==== Exercise materials

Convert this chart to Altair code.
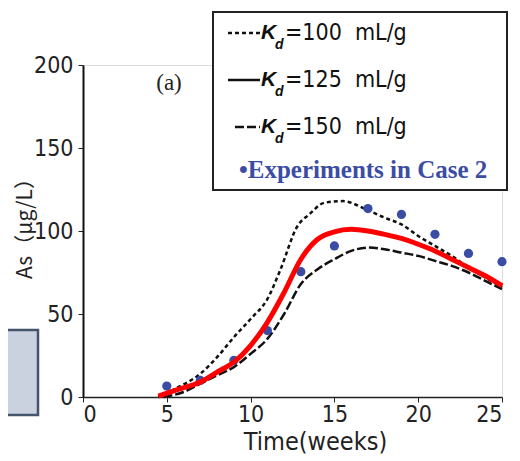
import altair as alt
import pandas as pd

# ---------------- data ----------------
t100 = [4.5, 5.5, 7, 8, 9, 10, 11, 11.75, 12.8, 13.5, 14.4, 15.5, 16.9, 18, 19, 20, 21, 22, 23, 24, 25]
v100 = [0, 5, 14, 24, 36, 47, 59, 76, 103, 110, 117, 118, 113, 108, 104, 97, 91, 85, 78, 72, 66]

t125 = [4.5, 5.5, 7, 8, 9, 10, 11, 12, 13, 14, 15, 16, 17, 18, 19, 20, 21, 22, 23, 24, 25]
v125 = [0.5, 4, 9, 15, 21, 31, 45, 63, 83, 95, 99.5, 101, 100, 98, 95.5, 92, 88, 83, 78, 73, 67]

t150 = [4.8, 6, 7, 8, 9, 10, 11, 12, 13, 14, 15, 16, 17, 18, 19, 20, 21, 22, 23, 24, 25]
v150 = [0, 3, 8, 13, 18, 26, 35, 50, 68, 77, 83, 88, 90, 89, 87, 85, 82, 79, 75, 70, 65]

exp_t = [5, 7, 9, 11, 13, 15, 17, 19, 21, 23, 25]
exp_v = [6.6, 10, 22, 40, 75.5, 91, 113.5, 110, 98, 86.5, 81.5]

x_ticks = [0, 5, 10, 15, 20, 25]
y_ticks = [0, 50, 100, 150, 200]

legend_values = ["100", "125", "150"]

NARROW = "DejaVu Sans Condensed, Liberation Sans Narrow, sans-serif"
NB = "\u00a0"

df100 = pd.DataFrame({"t": t100, "v": v100})
df125 = pd.DataFrame({"t": t125, "v": v125})
df150 = pd.DataFrame({"t": t150, "v": v150})
dfexp = pd.DataFrame({"t": exp_t, "v": exp_v})

xs = alt.Scale(domain=[0, 25], nice=False, zero=False)
ys = alt.Scale(domain=[0, 200], nice=False)

xenc = alt.X("t:Q", scale=xs, axis=alt.Axis(
    values=x_ticks, title="Time(weeks)", grid=False, domainColor="#222", domainWidth=1.5,
    tickColor="#222", tickSize=5, labelFont=NARROW, labelFontSize=23, labelColor="#222",
    labelPadding=1, titleFont=NARROW, titleFontSize=25, titleFontWeight="normal",
    titleColor="#222", titleX=232, titleY=44, titleBaseline="middle"))
yenc = alt.Y("v:Q", scale=ys, axis=alt.Axis(
    values=y_ticks, title="As（μg/L）", grid=False, domainColor="#111", domainWidth=2,
    tickColor="#222", tickSize=5, labelFont=NARROW, labelFontSize=23, labelColor="#222",
    labelPadding=5, titleFont="Noto Sans CJK JP", titleFontSize=21, titleFontWeight="normal",
    titleColor="#222", titleX=-58, titleY=158, titleAngle=-90, titleBaseline="middle"))

line100 = alt.Chart(df100).mark_line(color="#111", strokeWidth=2.5, strokeDash=[4, 3],
                                     interpolate="monotone").encode(x=xenc, y=yenc)
line150 = alt.Chart(df150).mark_line(color="#111", strokeWidth=2.5, strokeDash=[9, 3],
                                     interpolate="monotone").encode(x="t:Q", y="v:Q")
line125b = alt.Chart(df125).mark_line(color="#111", strokeWidth=2,
                                      interpolate="monotone").encode(x="t:Q", y="v:Q")
pts = alt.Chart(dfexp).mark_point(filled=True, shape="circle", size=85, color="#3b4ca5",
                                  opacity=1).encode(x="t:Q", y="v:Q")
line125r = alt.Chart(df125).mark_line(color="#ff0000", strokeWidth=5,
                                      interpolate="monotone").encode(x="t:Q", y="v:Q")

one = pd.DataFrame({"a": [0]})

# grey box at left (partly off-canvas)
grey = alt.Chart(one).mark_rect(fill="#cbd2df", stroke="#44546a", strokeWidth=2.5, clip=False).encode(
    x=alt.value(-90), x2=alt.value(-45), y=alt.value(265), y2=alt.value(350))

# "(a)" label
lab_a = alt.Chart(one).mark_text(text="(a)", font="Liberation Serif", fontSize=23, color="#222",
                                 align="center", baseline="middle").encode(
    x=alt.value(86), y=alt.value(18))

# legend box
lbox = alt.Chart(one).mark_rect(fill="white", stroke="#222", strokeWidth=2).encode(
    x=alt.value(130), x2=alt.value(424), y=alt.value(-53), y2=alt.value(125))

layers = [line100, line150, line125b, pts, line125r, grey, lab_a, lbox]

row_y = [-32, 15, 62]
dashes = [[4, 3], None, [9, 3]]
xstarts = [145, 145, 152]
for val, ry, dsh, xs0 in zip(legend_values, row_y, dashes, xstarts):
    kw = dict(color="#111", strokeWidth=2.5)
    if dsh:
        kw["strokeDash"] = dsh
    layers.append(alt.Chart(one).mark_rule(**kw).encode(
        x=alt.value(xs0), x2=alt.value(177), y=alt.value(ry)))
    layers.append(alt.Chart(one).mark_text(text="K", font="Liberation Sans", fontStyle="italic",
                                           fontWeight="bold", fontSize=21, color="#111",
                                           align="left", baseline="middle").encode(
        x=alt.value(178), y=alt.value(ry)))
    layers.append(alt.Chart(one).mark_text(text="d", font="Liberation Sans", fontStyle="italic",
                                           fontWeight="bold", fontSize=14, color="#111",
                                           align="left", baseline="middle").encode(
        x=alt.value(192), y=alt.value(ry + 12)))
    layers.append(alt.Chart(one).mark_text(text=f"={val}{NB}{NB}mL/g", font=NARROW, fontSize=23,
                                           color="#111", align="left", baseline="middle").encode(
        x=alt.value(202), y=alt.value(ry)))

layers.append(alt.Chart(one).mark_text(text="•Experiments in Case 2", font="Liberation Serif",
                                       fontWeight="bold", fontSize=25, color="#3b4ca5",
                                       align="left", baseline="middle").encode(
    x=alt.value(156), y=alt.value(105)))

chart = alt.layer(*layers).properties(
    width=419, height=332,
    autosize=alt.AutoSizeParams(type="none"),
    padding={"left": 75, "top": 57, "right": 10, "bottom": 60},
).configure_view(stroke=None).configure(background="white")

chart.save("out.html", embed_options={"renderer": "svg", "actions": False})
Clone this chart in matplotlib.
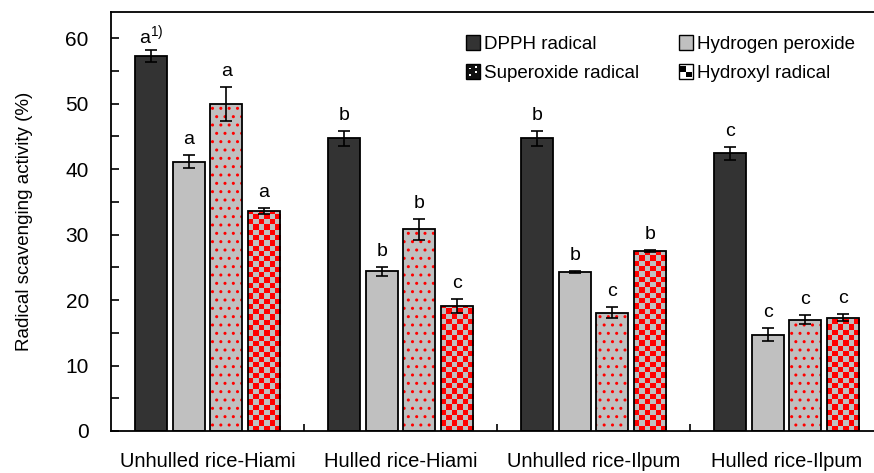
import numpy as np
import matplotlib
matplotlib.use("Agg")
import matplotlib.pyplot as plt
from matplotlib.patches import Patch, Rectangle
from matplotlib.colors import ListedColormap
from matplotlib.legend_handler import HandlerBase
from matplotlib.ticker import MultipleLocator, FixedLocator

plt.rcParams['font.family'] = ['Liberation Sans', 'DejaVu Sans']
plt.rcParams['mathtext.fontset'] = 'custom'
plt.rcParams['mathtext.rm'] = 'Liberation Sans'

categories = ["Unhulled rice-Hiami", "Hulled rice-Hiami", "Unhulled rice-Ilpum", "Hulled rice-Ilpum"]
series = ["DPPH radical", "Hydrogen peroxide", "Superoxide radical", "Hydroxyl radical"]
dpph = [57.3, 44.7, 44.7, 42.4]
dpph_err = [0.9, 1.1, 1.1, 1.0]
h2o2 = [41.1, 24.4, 24.3, 14.7]
h2o2_err = [1.0, 0.7, 0.2, 1.0]
superoxide = [50.0, 30.8, 18.1, 17.0]
superoxide_err = [2.6, 1.6, 0.8, 0.7]
hydroxyl = [33.6, 19.1, 27.5, 17.3]
hydroxyl_err = [0.5, 1.0, 0.2, 0.55]
letters = [["a$^{\\mathrm{1)}}$", "a", "a", "a"],
           ["b", "b", "b", "c"],
           ["b", "b", "c", "b"],
           ["c", "c", "c", "c"]]  # rows = category, cols = series

values = [dpph, h2o2, superoxide, hydroxyl]
errors = [dpph_err, h2o2_err, superoxide_err, hydroxyl_err]

GRAY = '#c0c0c0'
DARK = '#333333'
RED = '#ff0000'

fig = plt.figure(figsize=(8.74, 4.73), dpi=100)
ax = fig.add_axes([0.1270, 0.0888, 0.8833, 0.8858])

ngrp = len(categories)
pitch = 0.194
width = 0.166
offsets = (np.arange(4) - 1.5) * pitch
centers = np.arange(ngrp) + 0.5
YMAX = 64

for si in range(4):
    xs = centers + offsets[si]
    vals = np.array(values[si])
    errs = np.array(errors[si])
    if si == 0:
        ax.bar(xs, vals, width, color=DARK, edgecolor='black', linewidth=1.3, zorder=2)
    elif si == 1:
        ax.bar(xs, vals, width, color=GRAY, edgecolor='black', linewidth=1.3, zorder=2)
    elif si == 2:
        ax.bar(xs, vals, width, color=GRAY, edgecolor=RED, hatch='..', linewidth=0, zorder=2)
        ax.bar(xs, vals, width, color='none', edgecolor='black', linewidth=1.3, zorder=3)
    else:
        bars = ax.bar(xs, vals, width, color=GRAY, edgecolor='none', linewidth=0, zorder=2)
        for b, x, v in zip(bars, xs, vals):
            ncol = 6
            nrow = max(1, int(round(v * 6.55 / 5.3)))
            arr = (np.add.outer(np.arange(nrow), np.arange(ncol)) % 2)
            im = ax.imshow(arr, extent=[x - width / 2, x + width / 2, 0, nrow * 5.3 / 6.55],
                           cmap=ListedColormap([GRAY, RED]), interpolation='nearest',
                           aspect='auto', origin='lower', zorder=2.5)
            im.set_clip_path(b)
        ax.bar(xs, vals, width, color='none', edgecolor='black', linewidth=1.3, zorder=3)
    ax.errorbar(xs, vals, yerr=errs, fmt='none', ecolor='black', elinewidth=1.2,
                capsize=4.5, capthick=1.2, zorder=4)
    for ci in range(ngrp):
        lab = letters[ci][si]
        off = 1.5 if '$' in lab else 5
        ax.annotate(lab, (xs[ci], vals[ci] + errs[ci]), xytext=(0, off),
                    textcoords='offset points', ha='center', va='bottom', fontsize=14)

ax.set_xlim(0, ngrp)
ax.set_ylim(0, YMAX)
ax.yaxis.set_major_locator(MultipleLocator(10))
ax.yaxis.set_minor_locator(MultipleLocator(5))
ax.tick_params(axis='y', which='both', direction='in', length=6, width=1.2, labelsize=15, pad=16)
ax.xaxis.set_major_locator(FixedLocator(np.arange(1, ngrp)))
ax.xaxis.set_minor_locator(FixedLocator(centers))
ax.set_xticklabels([], minor=False)
ax.set_xticklabels(categories, minor=True)
ax.tick_params(axis='x', which='major', direction='in', length=5, width=1.2)
ax.tick_params(axis='x', which='minor', length=0, labelsize=14.5, pad=15)
for s in ax.spines.values():
    s.set_linewidth(1.3)
ax.set_ylabel("Radical scavenging activity (%)", fontsize=13.5, labelpad=23)


class SquareHandler(HandlerBase):
    def __init__(self, kind):
        super().__init__()
        self.kind = kind

    def create_artists(self, legend, orig_handle, xdescent, ydescent, width, height, fontsize, trans):
        s = min(width, height)
        x0 = -xdescent + (width - s) / 2
        y0 = -ydescent + (height - s) / 2
        arts = []
        if self.kind == 'dpph':
            arts.append(Rectangle((x0, y0), s, s, fc=DARK, ec='black', lw=1.0, transform=trans))
        elif self.kind == 'h2o2':
            arts.append(Rectangle((x0, y0), s, s, fc=GRAY, ec='black', lw=1.0, transform=trans))
        elif self.kind == 'sup':
            arts.append(Rectangle((x0, y0), s, s, fc='#111111', ec='black', lw=1.0, transform=trans))
            for (fx, fy) in [(0.3, 0.7), (0.7, 0.45), (0.3, 0.25), (0.7, 0.8)]:
                arts.append(Rectangle((x0 + fx * s - 0.6, y0 + fy * s - 0.6), 1.2, 1.2,
                                      fc='white', ec='none', transform=trans))
        else:
            arts.append(Rectangle((x0, y0), s, s, fc='white', ec='black', lw=1.0, transform=trans))
            arts.append(Rectangle((x0 + 0.12 * s, y0 + 0.5 * s), 0.38 * s, 0.38 * s, fc='black', ec='none', transform=trans))
            arts.append(Rectangle((x0 + 0.5 * s, y0 + 0.12 * s), 0.38 * s, 0.38 * s, fc='black', ec='none', transform=trans))
        return arts


kinds = ['dpph', 'h2o2', 'sup', 'hyd']
handles = [Patch(label=series[i]) for i in range(4)]
order = [0, 2, 1, 3]
leg = ax.legend([handles[i] for i in order], [series[i] for i in order],
                handler_map={handles[i]: SquareHandler(kinds[i]) for i in range(4)},
                ncol=2, frameon=False, fontsize=13.5, loc='upper left',
                bbox_to_anchor=(0.437, 0.985), handlelength=0.82, handleheight=0.82,
                handletextpad=0.2, columnspacing=2.07, labelspacing=0.6)

fig.savefig("out.png", dpi=100)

========

* Stated problem
Only the lines from the start of the entries above to the line containing "78, 72, 66]" are to be given again, exactly and with both ends included; pictures are excluded.

* Output for this task
Convert this chart to Altair code.
import altair as alt
import pandas as pd

# ---------------- data ----------------
t100 = [4.5, 5.5, 7, 8, 9, 10, 11, 11.75, 12.8, 13.5, 14.4, 15.5, 16.9, 18, 19, 20, 21, 22, 23, 24, 25]
v100 = [0, 5, 14, 24, 36, 47, 59, 76, 103, 110, 117, 118, 113, 108, 104, 97, 91, 85, 78, 72, 66]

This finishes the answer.